In all my years, I’ve never actually thought about if I’m too far or too behind of my time. It’s only until I turned 25 last month that I’ve been constantly thinking about my future. Your mid-twenties are by far the weirdest times of your life. Some of my friends have families, others are married, some have successful businesses and are doing amazing things in the community, and some are, of course, still doing the same things we used to do back in high school. What an odd time to be alive.

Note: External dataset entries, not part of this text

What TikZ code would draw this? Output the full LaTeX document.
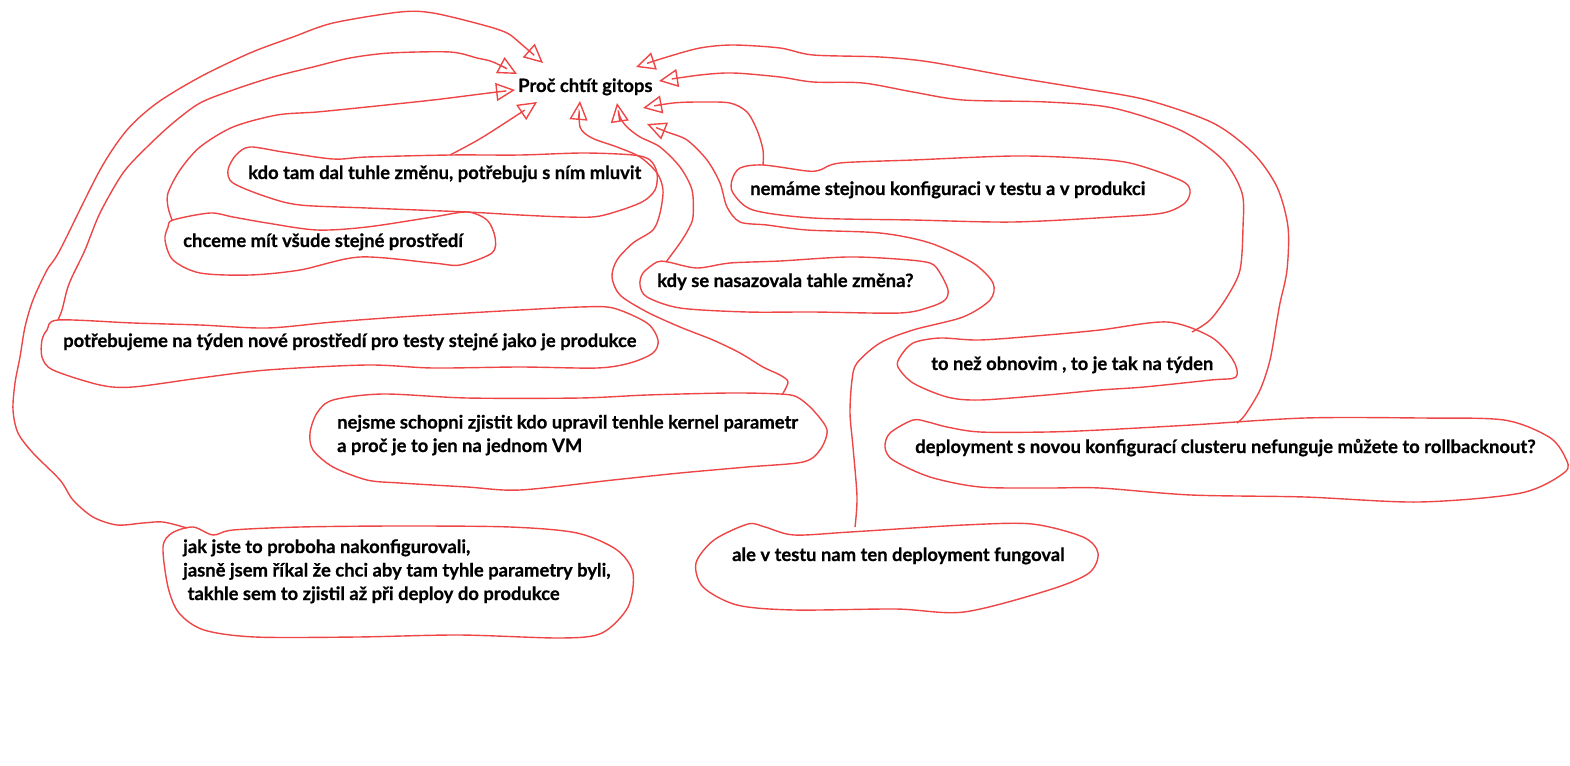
\documentclass[tikz,border=0pt]{standalone}
\usepackage{fontspec}
\setmainfont{Lato}[BoldFeatures={FakeBold=0.7}]
\usepackage{tikz}
\usetikzlibrary{arrows.meta}
\definecolor{pen}{RGB}{238,70,70}

\begin{document}
\begin{tikzpicture}[x=1pt, y=-1pt, every node/.style={anchor=base west, inner sep=0pt, align=left, font=\fontsize{18.4}{23.5}\selectfont\bfseries}, blob/.style={draw=pen, line width=1.4pt, line join=round}, conn/.style={draw=pen, line width=1.4pt, -{Triangle[open, length=19pt, width=18pt]}}]
	\useasboundingbox (0,0) rectangle (1570,765);
	
	\node (gitops) at (518,92) {Proč chtít gitops};
	\node (kdo) at (248,179) {kdo tam dal tuhle změnu, potřebuju s ním mluvit};
	\node (chceme) at (183,247) {chceme mít všude stejné prostředí};
	\node (potreba) at (63,347) {potřebujeme na týden nové prostředí pro testy stejné jako je produkce};
	\node (nejsme) at (337,452) {nejsme schopni zjistit kdo upravil tenhle kernel parametr\\a proč je to jen na jednom VM};
	\node (jak) at (183,600) {jak jste to proboha nakonfigurovali,\\jasně jsem říkal že chci aby tam tyhle parametry byli,\\\ takhle sem to zjistil až při deploy do produkce};
	\node (kdy) at (657,287) {kdy se nasazovala tahle změna?};
	\node (nemame) at (750,195) {nemáme stejnou konfiguraci v testu a v produkci};
	\node (obnova) at (931,370) {to než obnovim , to je tak na týden};
	\node (rollback) at (915,453) {deployment s novou konfigurací clusteru nefunguje můžete to rollbacknout?};
	\node (ale) at (732,561) {ale v testu nam ten deployment fungoval};
	
	\draw[blob] plot[smooth cycle] coordinates {(250,147) (283,152) (333,159) (367,157) (450,155) (520,155) (583,153) (633,155) (650,160) (657,173) (655,190) (640,203) (600,216) (567,217) (520,215) (467,212) (367,208) (300,205) (267,197) (233,183) (228,170) (236,155)};
	\draw[blob] plot[smooth cycle] coordinates {(173,220) (210,213) (233,217) (267,223) (317,230) (367,227) (433,217) (467,212) (487,220) (495,237) (492,253) (460,265) (433,263) (360,257) (300,270) (250,275) (200,273) (173,260) (165,240) (168,227)};
	\draw[blob] plot[smooth cycle] coordinates {(58,320) (133,323) (200,325) (267,328) (333,322) (400,317) (467,313) (520,310) (580,307) (613,308) (647,323) (658,340) (653,353) (630,363) (597,368) (520,367) (433,368) (367,365) (267,370) (200,378) (133,387) (100,385) (53,370) (42,357) (42,340) (47,330)};
	\draw[blob] plot[smooth cycle] coordinates {(333,400) (383,394) (467,398) (580,398) (647,395) (730,393) (780,394) (797,397) (813,410) (827,430) (820,450) (803,462) (747,467) (680,473) (613,480) (520,490) (467,487) (400,483) (367,480) (333,467) (313,450) (310,433) (317,413)};
	\draw[blob] plot[smooth cycle] coordinates {(193,527) (213,535) (233,530) (300,527) (400,526) (510,527) (577,533) (617,550) (633,573) (628,607) (602,633) (561,638) (459,635) (357,637) (255,637) (204,630) (179,613) (168,587) (163,547) (172,533)};
	\draw[blob] plot[smooth cycle] coordinates {(668,262) (697,268) (730,263) (780,261) (847,257) (897,259) (930,263) (940,273) (948,290) (945,300) (930,307) (900,313) (813,312) (747,312) (680,308) (647,297) (640,285) (643,273) (657,262)};
	\draw[blob] plot[smooth cycle] coordinates {(763,165) (807,171) (820,170) (840,163) (913,160) (1013,156) (1080,158) (1130,163) (1180,180) (1190,190) (1185,203) (1163,213) (1113,217) (1013,222) (913,220) (813,218) (753,210) (733,193) (732,180) (740,168)};
	\draw[blob] plot[smooth cycle] coordinates {(940,338) (980,340) (1047,335) (1100,330) (1167,322) (1211,337) (1233,360) (1236,377) (1211,380) (1144,387) (1100,390) (1047,395) (980,400) (947,397) (913,383) (898,367) (900,357) (913,343)};
	\draw[blob] plot[smooth cycle] coordinates {(928,422) (947,427) (980,432) (1047,432) (1100,430) (1191,425) (1305,418) (1420,418) (1504,420) (1549,437) (1565,457) (1565,472) (1521,493) (1419,502) (1305,497) (1191,495) (1100,488) (1047,488) (980,487) (930,477) (893,460) (885,447) (890,433) (913,420)};
	\draw[blob] plot[smooth cycle] coordinates {(765,527) (794,535) (850,532) (964,525) (1032,524) (1083,537) (1098,553) (1089,573) (1049,590) (964,612) (896,609) (794,610) (737,605) (703,587) (696,563) (714,540) (748,524)};
	
	\coordinate (jak-out) at (187,528);
	\coordinate (potreba-out) at (58,320);
	\coordinate (chceme-out) at (172,220);
	\coordinate (kdo-out) at (450,155);
	\coordinate (nejsme-out) at (782,395);
	\coordinate (kdy-out) at (666,262);
	\coordinate (nemame-out) at (763,165);
	\coordinate (ale-out) at (855,527);
	\coordinate (obnova-out) at (1192,332);
	\coordinate (rollback-out) at (1237,423);
	
	\coordinate (in-jak) at (543,63);
	\coordinate (in-potreba) at (517,74);
	\coordinate (in-chceme) at (515,90);
	\coordinate (in-kdo) at (537,102);
	\coordinate (in-nejsme) at (580,101);
	\coordinate (in-kdy) at (617,103);
	\coordinate (in-nemame) at (643,108);
	\coordinate (in-ale) at (647,124);
	\coordinate (in-obnova) at (659,81);
	\coordinate (in-rollback) at (636,67);
	
	\draw[conn] plot[smooth] coordinates {(jak-out) (163,522) (143,523) (117,525) (93,517) (73,500) (60,480) (33,453) (18,433) (13,410) (15,383) (20,357) (25,327) (33,300) (47,270) (60,250) (100,170) (127,130) (157,103) (200,77) (250,53) (293,37) (333,23) (400,12) (433,13) (483,25) (507,33) (520,43) (in-jak)};
	\draw[conn] plot[smooth] coordinates {(potreba-out) (62,310) (67,290) (72,277) (85,250) (100,213) (123,173) (147,147) (173,123) (200,103) (233,90) (273,77) (313,67) (350,58) (390,53) (450,52) (477,58) (493,62) (in-potreba)};
	\draw[conn] plot[smooth] coordinates {(chceme-out) (168,207) (168,193) (180,170) (200,147) (233,127) (277,115) (317,112) (367,107) (433,100) (473,95) (497,92) (in-chceme)};
	\draw[conn] plot[smooth] coordinates {(kdo-out) (483,137) (in-kdo)};
	\draw[conn] plot[smooth] coordinates {(nejsme-out) (788,382) (780,375) (763,367) (740,353) (713,340) (680,327) (647,312) (620,295) (612,277) (617,260) (633,243) (653,230) (660,213) (663,190) (657,173) (640,157) (617,147) (592,138) (580,127) (in-nejsme)};
	\draw[conn] plot[smooth] coordinates {(kdy-out) (680,243) (688,230) (693,217) (692,190) (680,167) (660,147) (640,137) (627,127) (620,117) (in-kdy)};
	\draw[conn] plot[smooth] coordinates {(nemame-out) (763,150) (757,130) (747,112) (730,103) (700,102) (673,103) (in-nemame)};
	\draw[conn] plot[smooth] coordinates {(ale-out) (857,497) (853,447) (850,413) (852,380) (857,363) (880,343) (913,330) (963,317) (990,300) (993,283) (973,263) (930,243) (880,233) (807,230) (767,225) (740,222) (727,207) (720,183) (707,160) (687,140) (667,132) (in-ale)};
	\draw[conn] plot[smooth] coordinates {(obnova-out) (1210,320) (1227,297) (1240,270) (1243,227) (1242,193) (1223,160) (1180,130) (1113,108) (1047,102) (963,100) (913,92) (863,83) (813,82) (780,77) (733,73) (700,75) (in-obnova)};
	\draw[conn] plot[smooth] coordinates {(rollback-out) (1245,415) (1260,390) (1270,360) (1277,320) (1280,303) (1287,270) (1288,227) (1277,187) (1253,153) (1213,123) (1147,100) (1080,88) (1013,77) (930,62) (880,57) (813,55) (780,48) (733,45) (700,48) (667,57) (in-rollback)};
\end{tikzpicture}
\end{document}
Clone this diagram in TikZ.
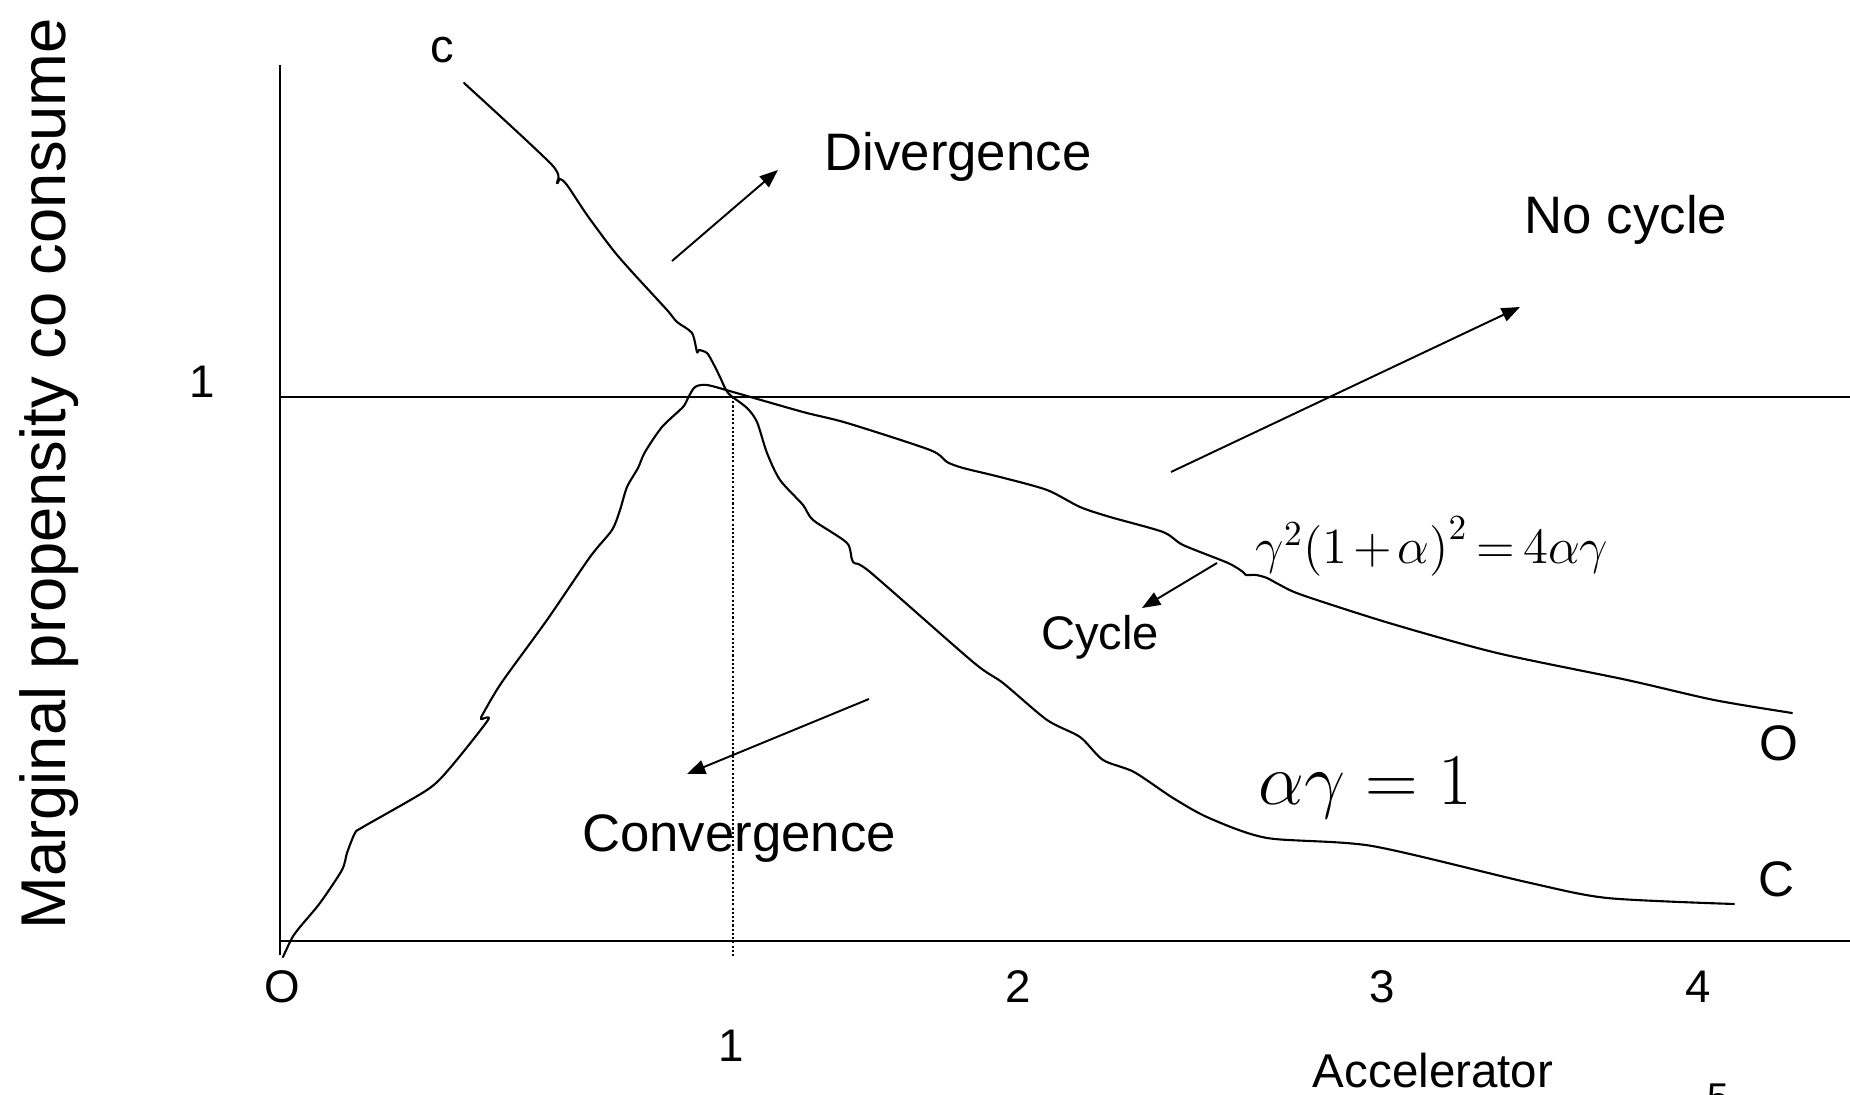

I know I’ve accomplished a lot for my age and 18 year old me would be screaming with excitement at this point but I still have the feeling that time is ticking and I need to get on with everything! For the past three weeks I’ve been thinking more about what I need to do rather than what I’ve already done. It’s been a constant battle between - How old will I be when I have kids? I don’t want to be an old mom. When will I get married? But I want to travel more before I create a family. Where will I find time to do all this AND have a fashion business? When I going to fully be emerged into my career? Oh the anxiety.
In a world full of different opinions and a constant reminder of what everyone else is doing (social media), it’s easy to get discouraged about your own journey. It doesn’t matter if you have everything together because the illusion of a perfect life doesn’t exist. I was trying to give myself a scheduled time for all these events that are supposed to come naturally, simply because of what I saw others experiencing around me. Once I calmed down, I realized that you really have to just sit back and trust the process. Everything happens for a reason and when the time comes, it will come. What you think you’re ready for now, you may not be and that’s exactly why it hasn’t happened yet. Ideally, nobody is ahead or behind anyone when it comes to life. Everyone’s different and where we are right now is exactly where we’re supposed to be at that given time, don’t question it.